In any case, as regards production, the sorcerous “sugaring clans” are exceptions to the rule. All other sugaring along the northern coasts, from the Eorlhowe to En’Lihan and Cythoer, is carried out seasonally by small-scale sweetrush farmers. These predominantly use conventional techniques for most of the production of what to us (for reasons of scale alone) would look like single-estate artisanal sugars. Most of them call in magic-workers only for the most labor-intensive parts of the boiling process. A few refuse to call them in at all, taking pride in bearing the burden of the work themselves.
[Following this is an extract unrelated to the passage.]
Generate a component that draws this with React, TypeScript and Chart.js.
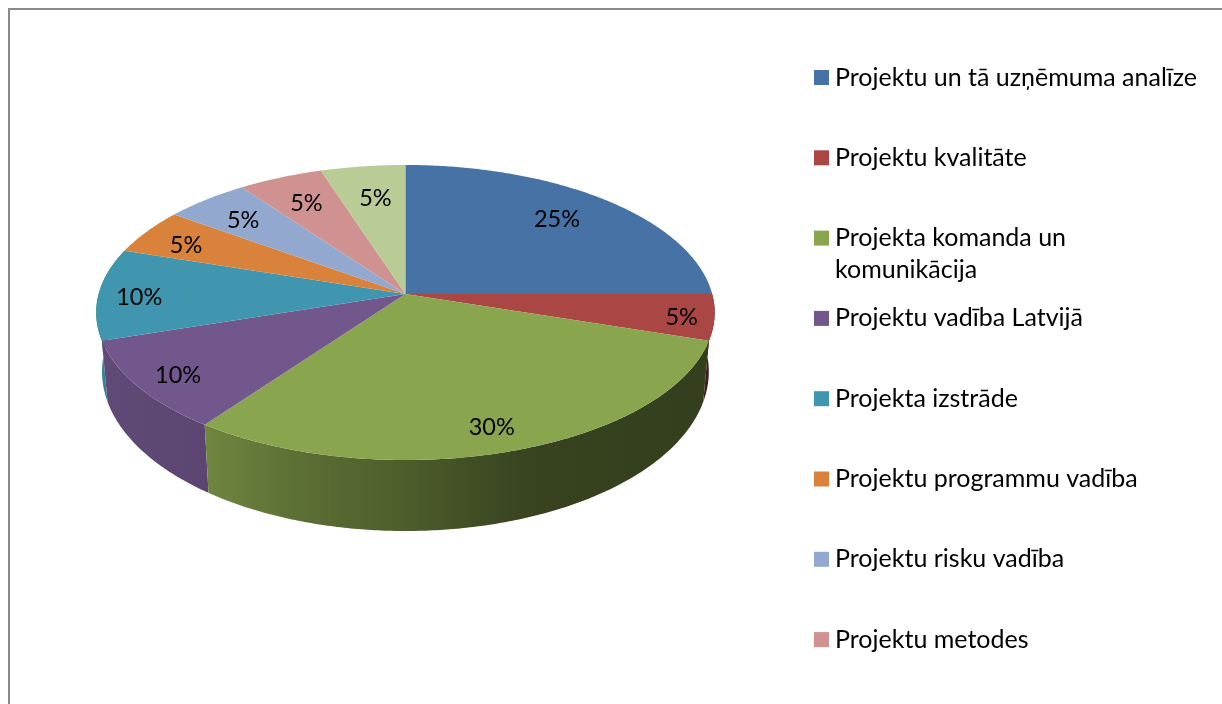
import React, { useEffect, useRef } from "react";
import { Chart, registerables } from "chart.js";

Chart.register(...registerables);

// ---- data ----
const categories = [
  "Projektu un tā uzņēmuma analīze",
  "Projektu kvalitāte",
  "Projekta komanda un\nkomunikācija",
  "Projektu vadība Latvijā",
  "Projekta izstrāde",
  "Projektu programmu vadība",
  "Projektu risku vadība",
  "Projektu metodes",
  "",
];
const shares = [25, 5, 30, 10, 10, 5, 5, 5, 5];
const colors = ["#4672A6", "#AA4644", "#89A54E", "#71578C", "#4096AE", "#D9823C", "#93A8CF", "#D09291", "#BACC95"];
const labelRadius = [0.768, 0.896, 0.854, 0.863, 0.866, 0.829, 0.79, 0.772, 0.737];
const labelTurn = [-0.026, 0.01, 0.014, -0.01, -0.016, -0.023, -0.012, 0, 0.012];

// ---- projection of the pie disc ----
const CX = 405.4;
const TOP = { cy: 294, a: 306.8, b: 145.2 };
const BOTTOM = { cy: 351.5, a: 301, b: 157 };
const K = 0.1254;
const wallShade: [number, number][] = [
  [96, 0.9], [110, 0.84], [205, 0.81], [300, 0.67], [400, 0.57], [500, 0.44], [540, 0.4], [716, 0.38],
];
const FONT = "Lato, Carlito, sans-serif";

function project(disc: { cy: number; a: number; b: number }, angle: number, r = 1) {
  const u = Math.cos(angle) * r;
  const v = Math.sin(angle) * r;
  const w = 1 - K * v;
  return { x: CX + (disc.a * u) / w, y: disc.cy + (disc.b * v) / w };
}

function shade(hex: string, f: number) {
  const n = parseInt(hex.slice(1), 16);
  const c = [(n >> 16) & 255, (n >> 8) & 255, n & 255].map((q) => Math.round(q * f));
  return `rgb(${c[0]},${c[1]},${c[2]})`;
}

function rimPath(ctx: CanvasRenderingContext2D, disc: typeof TOP, from: number, to: number, first: boolean) {
  const steps = Math.max(4, Math.ceil(Math.abs(to - from) / 0.01));
  for (let i = 0; i <= steps; i++) {
    const p = project(disc, from + ((to - from) * i) / steps);
    if (first && i === 0) ctx.moveTo(p.x, p.y);
    else ctx.lineTo(p.x, p.y);
  }
}

const pie3d = {
  id: "pie3d",
  beforeDatasetDraw(chart: any) {
    const ctx: CanvasRenderingContext2D = chart.ctx;
    const arcs: any[] = chart.getDatasetMeta(0).data;
    const slices = arcs.map((arc, i) => ({ i, start: arc.startAngle, end: arc.endAngle }));
    // side walls, far ones first
    const front = slices
      .filter((s) => Math.sin((s.start + s.end) / 2) > -0.05 || Math.sin(s.start) > 0 || Math.sin(s.end) > 0)
      .filter((s) => s.i !== 0)
      .sort((p, q) => Math.sin((p.start + p.end) / 2) - Math.sin((q.start + q.end) / 2));
    for (const s of front) {
      const g = ctx.createLinearGradient(96, 0, 716, 0);
      for (const [x, f] of wallShade) g.addColorStop((x - 96) / 620, shade(colors[s.i], f));
      ctx.beginPath();
      rimPath(ctx, TOP, s.start, s.end, true);
      rimPath(ctx, BOTTOM, s.end, s.start, false);
      ctx.closePath();
      ctx.fillStyle = g;
      ctx.fill();
    }
    // top face
    for (const s of slices) {
      ctx.beginPath();
      ctx.moveTo(CX, TOP.cy);
      rimPath(ctx, TOP, s.start, s.end, false);
      ctx.closePath();
      ctx.fillStyle = colors[s.i];
      ctx.fill();
    }
    // value labels
    ctx.fillStyle = "#000";
    ctx.textAlign = "center";
    ctx.textBaseline = "middle";
    ctx.font = `23.5px ${FONT}`;
    const total = shares.reduce((a, b) => a + b, 0);
    slices.forEach((s) => {
      const p = project(TOP, (s.start + s.end) / 2 + labelTurn[s.i], labelRadius[s.i]);
      ctx.fillText(`${Math.round((shares[s.i] / total) * 100)}%`, p.x, p.y + 1.5);
    });
    // legend
    ctx.textAlign = "left";
    ctx.font = `25px ${FONT}`;
    categories.forEach((name, i) => {
      if (!name) return;
      const y = 77.5 + i * 80.3;
      ctx.fillStyle = colors[i];
      ctx.fillRect(814, y - 7.5, 15, 15);
      ctx.fillStyle = "#000";
      name.split("\n").forEach((line, j) => ctx.fillText(line, 835, y + j * 32));
    });
    return false;
  },
};

export default function App() {
  const ref = useRef<HTMLCanvasElement>(null);
  useEffect(() => {
    const chart = new Chart(ref.current!, {
      type: "pie",
      data: { labels: categories, datasets: [{ data: shares, backgroundColor: colors, borderWidth: 0 }] },
      options: {
        responsive: false,
        animation: false,
        devicePixelRatio: 1,
        plugins: { legend: { display: false }, tooltip: { enabled: false } },
      },
      plugins: [pie3d],
    } as any);
    return () => chart.destroy();
  }, []);
  return (
    <div style={{ position: "fixed", inset: 0, background: "#fff", overflow: "hidden" }}>
      <canvas ref={ref} width={1222} height={704} style={{ position: "absolute", left: 0, top: 0, display: "block" }} />
      <div style={{ position: "absolute", left: 8, top: 8, right: -4, bottom: -4, borderLeft: "2px solid #8a8a8a", borderTop: "2px solid #8a8a8a" }} />
    </div>
  );
}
This level of production seems more than adequate to supply the Kingdoms’ demand for a commodity generally viewed as a specialty sweet, meant more for special occasions than everyday use. This might seem strange to us… but it seems to work for them.

1 The commonly-used abbreviation for pai Ajnedäre derüwin: “since the Arrival”—i.e. of the Dragons, and therefore since the destruction of the Dark.